■ Task to complete: Restate word for word the lines of the data below, from the first through the one that has "18, 19, 18]".

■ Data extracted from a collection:
-- BEGIN --

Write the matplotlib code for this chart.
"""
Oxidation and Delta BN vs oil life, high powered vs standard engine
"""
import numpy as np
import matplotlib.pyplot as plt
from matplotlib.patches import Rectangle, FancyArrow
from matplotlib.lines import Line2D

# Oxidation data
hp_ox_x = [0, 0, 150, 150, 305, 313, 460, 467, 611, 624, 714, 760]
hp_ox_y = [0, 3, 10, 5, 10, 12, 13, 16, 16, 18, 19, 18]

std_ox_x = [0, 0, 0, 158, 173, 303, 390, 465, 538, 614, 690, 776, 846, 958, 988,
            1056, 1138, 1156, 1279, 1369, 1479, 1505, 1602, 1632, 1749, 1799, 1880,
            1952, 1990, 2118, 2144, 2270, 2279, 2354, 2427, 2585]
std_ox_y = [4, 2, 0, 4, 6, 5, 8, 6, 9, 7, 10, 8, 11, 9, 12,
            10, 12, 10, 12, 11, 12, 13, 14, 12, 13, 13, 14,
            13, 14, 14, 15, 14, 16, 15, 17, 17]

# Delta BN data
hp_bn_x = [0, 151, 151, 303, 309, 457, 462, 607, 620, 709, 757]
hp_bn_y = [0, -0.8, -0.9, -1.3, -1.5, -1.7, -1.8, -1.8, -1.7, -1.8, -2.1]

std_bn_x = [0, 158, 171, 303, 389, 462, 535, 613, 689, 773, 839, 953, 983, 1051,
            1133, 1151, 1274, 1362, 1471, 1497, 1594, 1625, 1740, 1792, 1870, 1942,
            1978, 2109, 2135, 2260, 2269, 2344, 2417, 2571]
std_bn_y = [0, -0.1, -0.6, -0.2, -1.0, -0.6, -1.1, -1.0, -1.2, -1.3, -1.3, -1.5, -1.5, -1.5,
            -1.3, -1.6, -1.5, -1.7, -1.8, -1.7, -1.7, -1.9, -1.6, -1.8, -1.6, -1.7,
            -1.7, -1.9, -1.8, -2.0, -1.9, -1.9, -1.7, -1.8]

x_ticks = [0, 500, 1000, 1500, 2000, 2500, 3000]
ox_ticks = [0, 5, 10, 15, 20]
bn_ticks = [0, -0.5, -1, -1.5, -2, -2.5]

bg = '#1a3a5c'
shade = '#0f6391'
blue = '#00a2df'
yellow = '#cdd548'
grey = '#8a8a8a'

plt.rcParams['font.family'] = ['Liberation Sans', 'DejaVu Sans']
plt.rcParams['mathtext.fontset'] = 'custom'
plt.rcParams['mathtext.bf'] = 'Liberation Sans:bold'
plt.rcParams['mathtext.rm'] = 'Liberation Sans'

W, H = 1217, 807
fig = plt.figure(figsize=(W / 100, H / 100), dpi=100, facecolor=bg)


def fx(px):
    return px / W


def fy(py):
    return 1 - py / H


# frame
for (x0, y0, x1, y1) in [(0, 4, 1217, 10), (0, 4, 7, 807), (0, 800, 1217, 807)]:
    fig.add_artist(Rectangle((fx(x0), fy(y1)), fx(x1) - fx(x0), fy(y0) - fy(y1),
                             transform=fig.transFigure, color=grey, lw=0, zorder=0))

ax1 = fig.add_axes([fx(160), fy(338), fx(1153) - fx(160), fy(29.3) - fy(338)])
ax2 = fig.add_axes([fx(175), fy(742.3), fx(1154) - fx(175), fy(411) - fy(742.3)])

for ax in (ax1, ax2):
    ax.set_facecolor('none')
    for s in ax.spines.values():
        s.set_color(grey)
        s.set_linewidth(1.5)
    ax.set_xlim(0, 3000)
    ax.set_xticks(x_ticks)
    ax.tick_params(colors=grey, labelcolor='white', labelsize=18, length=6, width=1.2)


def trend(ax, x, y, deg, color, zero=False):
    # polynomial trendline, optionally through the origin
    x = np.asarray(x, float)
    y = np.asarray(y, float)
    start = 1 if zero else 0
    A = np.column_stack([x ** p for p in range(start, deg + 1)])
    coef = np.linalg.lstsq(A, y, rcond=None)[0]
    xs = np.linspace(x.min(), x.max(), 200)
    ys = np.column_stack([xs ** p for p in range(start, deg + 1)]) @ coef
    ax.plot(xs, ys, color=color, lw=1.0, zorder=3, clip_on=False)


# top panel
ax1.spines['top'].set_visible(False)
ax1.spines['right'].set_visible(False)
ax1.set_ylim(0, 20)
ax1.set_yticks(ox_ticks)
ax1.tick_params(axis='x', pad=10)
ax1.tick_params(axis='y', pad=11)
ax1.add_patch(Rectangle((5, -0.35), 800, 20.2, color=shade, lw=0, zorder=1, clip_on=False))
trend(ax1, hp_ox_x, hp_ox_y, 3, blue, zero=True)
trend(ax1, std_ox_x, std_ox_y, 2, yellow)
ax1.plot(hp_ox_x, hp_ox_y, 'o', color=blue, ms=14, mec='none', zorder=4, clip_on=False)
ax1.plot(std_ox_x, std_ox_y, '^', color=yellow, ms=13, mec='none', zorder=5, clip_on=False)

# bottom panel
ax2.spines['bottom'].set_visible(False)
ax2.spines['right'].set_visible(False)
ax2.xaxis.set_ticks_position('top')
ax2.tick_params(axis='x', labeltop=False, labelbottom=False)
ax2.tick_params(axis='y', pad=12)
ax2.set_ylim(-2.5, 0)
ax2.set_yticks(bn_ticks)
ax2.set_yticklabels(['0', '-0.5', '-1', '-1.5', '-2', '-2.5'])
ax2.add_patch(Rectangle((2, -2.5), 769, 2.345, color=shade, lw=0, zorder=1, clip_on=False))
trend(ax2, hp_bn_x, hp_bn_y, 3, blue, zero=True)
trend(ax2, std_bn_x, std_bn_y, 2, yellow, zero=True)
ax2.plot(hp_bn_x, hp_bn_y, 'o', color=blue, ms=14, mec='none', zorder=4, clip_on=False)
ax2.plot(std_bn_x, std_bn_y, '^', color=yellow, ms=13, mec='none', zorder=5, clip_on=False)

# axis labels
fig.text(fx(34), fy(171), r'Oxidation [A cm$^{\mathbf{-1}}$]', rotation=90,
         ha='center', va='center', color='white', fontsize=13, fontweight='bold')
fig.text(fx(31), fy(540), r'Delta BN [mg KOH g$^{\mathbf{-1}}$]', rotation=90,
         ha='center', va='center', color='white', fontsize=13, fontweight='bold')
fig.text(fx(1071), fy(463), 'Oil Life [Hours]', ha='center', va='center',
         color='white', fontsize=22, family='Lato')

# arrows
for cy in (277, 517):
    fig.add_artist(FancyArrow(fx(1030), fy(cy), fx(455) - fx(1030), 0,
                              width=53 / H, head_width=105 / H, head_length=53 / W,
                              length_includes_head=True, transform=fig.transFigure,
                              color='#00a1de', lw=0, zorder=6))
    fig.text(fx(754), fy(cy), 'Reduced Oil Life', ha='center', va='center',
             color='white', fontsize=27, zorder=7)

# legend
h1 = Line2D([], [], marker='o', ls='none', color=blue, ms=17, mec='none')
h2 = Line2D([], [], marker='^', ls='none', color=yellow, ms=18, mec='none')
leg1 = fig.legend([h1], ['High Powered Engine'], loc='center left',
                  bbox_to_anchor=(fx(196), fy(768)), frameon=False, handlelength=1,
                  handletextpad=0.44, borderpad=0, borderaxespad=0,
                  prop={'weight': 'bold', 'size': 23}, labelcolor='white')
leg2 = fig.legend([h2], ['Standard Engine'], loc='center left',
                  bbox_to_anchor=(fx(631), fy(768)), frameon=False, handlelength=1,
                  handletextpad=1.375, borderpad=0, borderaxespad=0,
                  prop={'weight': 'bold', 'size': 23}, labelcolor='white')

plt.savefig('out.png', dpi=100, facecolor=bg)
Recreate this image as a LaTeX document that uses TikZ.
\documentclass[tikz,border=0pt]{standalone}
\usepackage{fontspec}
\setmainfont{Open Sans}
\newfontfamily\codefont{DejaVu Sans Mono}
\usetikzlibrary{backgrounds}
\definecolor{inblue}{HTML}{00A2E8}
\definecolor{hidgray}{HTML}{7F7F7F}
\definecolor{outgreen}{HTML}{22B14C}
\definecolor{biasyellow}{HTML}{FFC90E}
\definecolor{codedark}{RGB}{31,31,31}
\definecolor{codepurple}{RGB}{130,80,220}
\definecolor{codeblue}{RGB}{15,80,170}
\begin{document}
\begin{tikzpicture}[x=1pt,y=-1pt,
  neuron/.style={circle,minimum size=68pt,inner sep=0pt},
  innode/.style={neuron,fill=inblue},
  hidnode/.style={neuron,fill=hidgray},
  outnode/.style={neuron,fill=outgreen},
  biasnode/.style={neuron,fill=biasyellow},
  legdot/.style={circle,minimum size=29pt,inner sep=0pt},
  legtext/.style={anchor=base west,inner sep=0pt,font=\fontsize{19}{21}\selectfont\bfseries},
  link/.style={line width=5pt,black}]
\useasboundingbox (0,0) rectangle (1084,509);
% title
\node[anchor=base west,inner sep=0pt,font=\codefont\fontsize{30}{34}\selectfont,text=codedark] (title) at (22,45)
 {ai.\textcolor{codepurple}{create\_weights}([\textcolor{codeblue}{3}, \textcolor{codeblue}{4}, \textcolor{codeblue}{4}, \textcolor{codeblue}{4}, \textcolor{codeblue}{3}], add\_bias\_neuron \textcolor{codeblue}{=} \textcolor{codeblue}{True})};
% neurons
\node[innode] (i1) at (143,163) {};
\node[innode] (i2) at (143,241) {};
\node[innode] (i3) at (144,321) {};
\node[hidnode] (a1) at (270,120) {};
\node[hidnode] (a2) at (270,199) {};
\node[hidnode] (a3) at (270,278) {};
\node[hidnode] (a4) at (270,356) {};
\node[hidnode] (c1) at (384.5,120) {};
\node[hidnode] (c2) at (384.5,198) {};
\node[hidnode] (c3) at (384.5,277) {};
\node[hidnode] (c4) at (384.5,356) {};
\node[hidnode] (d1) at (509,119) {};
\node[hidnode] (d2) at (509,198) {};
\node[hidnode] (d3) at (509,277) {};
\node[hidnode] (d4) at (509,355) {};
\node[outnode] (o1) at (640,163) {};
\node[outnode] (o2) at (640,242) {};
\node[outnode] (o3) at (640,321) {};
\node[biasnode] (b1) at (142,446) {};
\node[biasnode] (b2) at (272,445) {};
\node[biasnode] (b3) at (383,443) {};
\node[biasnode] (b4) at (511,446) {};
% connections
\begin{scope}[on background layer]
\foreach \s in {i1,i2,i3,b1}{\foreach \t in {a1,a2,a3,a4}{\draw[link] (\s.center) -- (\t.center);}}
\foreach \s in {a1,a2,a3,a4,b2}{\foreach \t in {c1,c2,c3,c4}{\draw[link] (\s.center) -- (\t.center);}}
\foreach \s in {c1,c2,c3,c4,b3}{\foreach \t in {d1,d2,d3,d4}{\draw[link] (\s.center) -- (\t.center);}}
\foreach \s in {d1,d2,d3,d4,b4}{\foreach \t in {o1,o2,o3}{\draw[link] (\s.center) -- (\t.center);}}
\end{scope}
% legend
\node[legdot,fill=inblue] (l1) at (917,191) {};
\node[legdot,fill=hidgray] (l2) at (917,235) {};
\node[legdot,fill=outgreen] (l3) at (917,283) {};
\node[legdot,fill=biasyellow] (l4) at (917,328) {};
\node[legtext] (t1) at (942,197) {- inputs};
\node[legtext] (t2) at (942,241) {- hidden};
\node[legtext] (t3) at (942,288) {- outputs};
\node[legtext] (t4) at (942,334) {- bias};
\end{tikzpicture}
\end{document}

-- END --

■ Written answer:
Write the matplotlib code for this chart.
"""
Oxidation and Delta BN vs oil life, high powered vs standard engine
"""
import numpy as np
import matplotlib.pyplot as plt
from matplotlib.patches import Rectangle, FancyArrow
from matplotlib.lines import Line2D

# Oxidation data
hp_ox_x = [0, 0, 150, 150, 305, 313, 460, 467, 611, 624, 714, 760]
hp_ox_y = [0, 3, 10, 5, 10, 12, 13, 16, 16, 18, 19, 18]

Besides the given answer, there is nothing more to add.